Ook dit verweer slaagt niet. Relevant voor de aanvang van de verjaring is niet het tijdstip van betaling, maar dat waarop Asterisk met de vordering bekend is geworden. Dat was in 2006. Voorts heeft art. 3:308 BW geen betrekking op de onderhavige vordering uit onverschuldigde betaling.
10. [gedaagde] voert in de vierde plaats aan dat toewijzing van de vordering naar maatstaven van redelijkheid en billijkheid onaanvaardbaar is. Hij kon niet weten dat hem teveel betaald werd. Op grond van het goed werkgeverschap en het daarmee verbonden vertrouwensbeginsel is er geen plaats voor de correctie van de fout van Asterisk. De omissie is al lang geleden gemaakt, hij mocht de indruk hebben dat Asterisk bewust had aangevuld en zijn persoonlijke financiële situatie is benard, gelet op zijn beperkte WAO-uitkering en de hoogte van hypothecaire en andere schulden.
11. Het vierde verweer wordt ten dele gevolgd. De verantwoordelijkheid voor de omissie ligt in de eerste plaats bij Asterisk. Het is haar uiteraard niet aan te rekenen dat zij de uitkering van [gedaagde] suppleerde, nu dat aanvankelijk op grond van wettelijke en contractuele verplichtingen gebeurde en nadien vanuit haar initiatief om [gedaagde] zorgen te besparen. Dat zij de suppletie - in strijd met haar voldoende gebleken eigenlijke wil - jarenlang heeft gecontinueerd, ligt echter in haar risicosfeer. Daartegenover staat echter dat [gedaagde] na 1999 24 uur per week werkte en dat hij, zoals in onderdeel 7 geoordeeld, er niet op had kunnen vertrouwen dat hij tot in lengte van dagen voor 38 uur per week betaald zou worden. Het had op zijn weg gelegen om opheldering van Asterisk te vragen dan wel om reserveringen te treffen. Er bestaan onvoldoende gronden om rekening te houden met de huidige financiële situatie van [gedaagde], reeds omdat hij de gegevens van zijn samenwonende partner niet heeft genoemd.
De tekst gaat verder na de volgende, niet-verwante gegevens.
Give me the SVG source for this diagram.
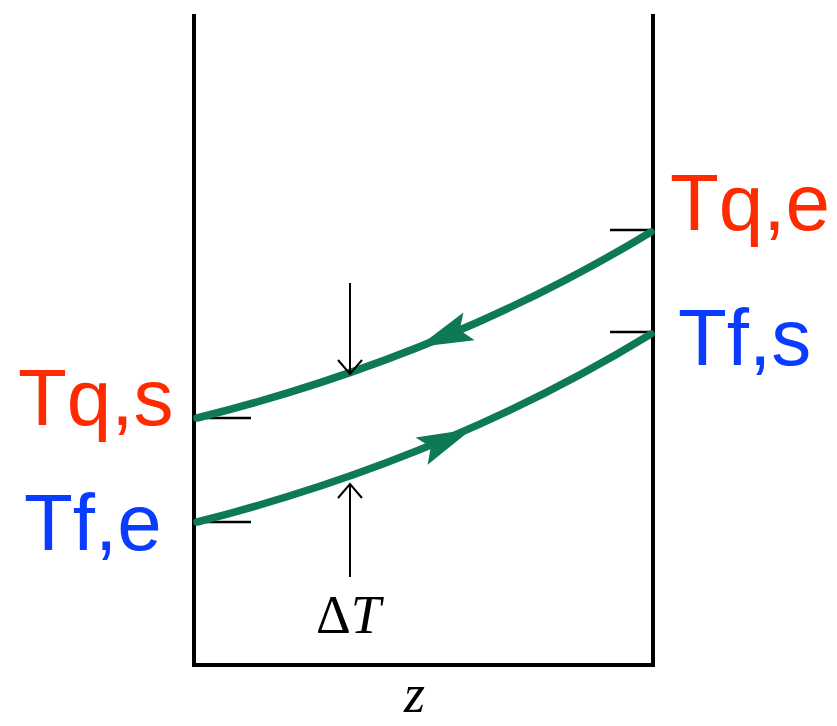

12. Tussen partijen is niet meer in geschil dat de vordering van Asterisk € 41.694,15 bruto bedraagt. Op initiatief van [gedaagde] heeft het UWV op 11 oktober 2007 aan hem met terugwerkende kracht een WAO-gatuitkering toegekend. [gedaagde] erkent dat die uitkering over de periode van 26 april 1998 tot 1 juli 2006 aan Asterisk toekomt, neerkomend op een bedrag van € 7.695,57 bruto. Hij voert terecht aan dat de uitkering nadien bestemd is ter dekking van zijn inkomensachteruitgang. Rekening houdend met dit bedrag heeft Asterisk
€ 33.998,58 onverschuldigd betaald. Op grond van de overwegingen in onderdeel 11 wordt een terugbetaling van de gehele suppletie naar maatstaven van redelijkheid en billijkheid onaanvaardbaar geacht. De vordering van Asterisk wordt met 50% gematigd tot € 16.999,29. Toegewezen wordt het voormelde bedrag, vermeerderd met het door [gedaagde] nog onbetaald gelaten bedrag van € 7.695,57, derhalve € 24.694,86.
13. De wettelijke rente wordt toegewezen over € 16.999,29 vanaf 7 december 2006, na het verloop van de sommatie. Dat Asterisk andere kosten heeft gemaakt dan die ter voorbereiding van deze procedure is tegenover het gemotiveerde verweer van [gedaagde] gesteld noch gebleken.
14. Dit betekent dat de vordering van Asterisk wordt toegewezen zoals hieronder wordt bepaald.
15. Partijen zijn over en weer in het ongelijk gesteld. De proceskosten worden daarom gecompenseerd aldus dat iedere partij de eigen kosten draagt.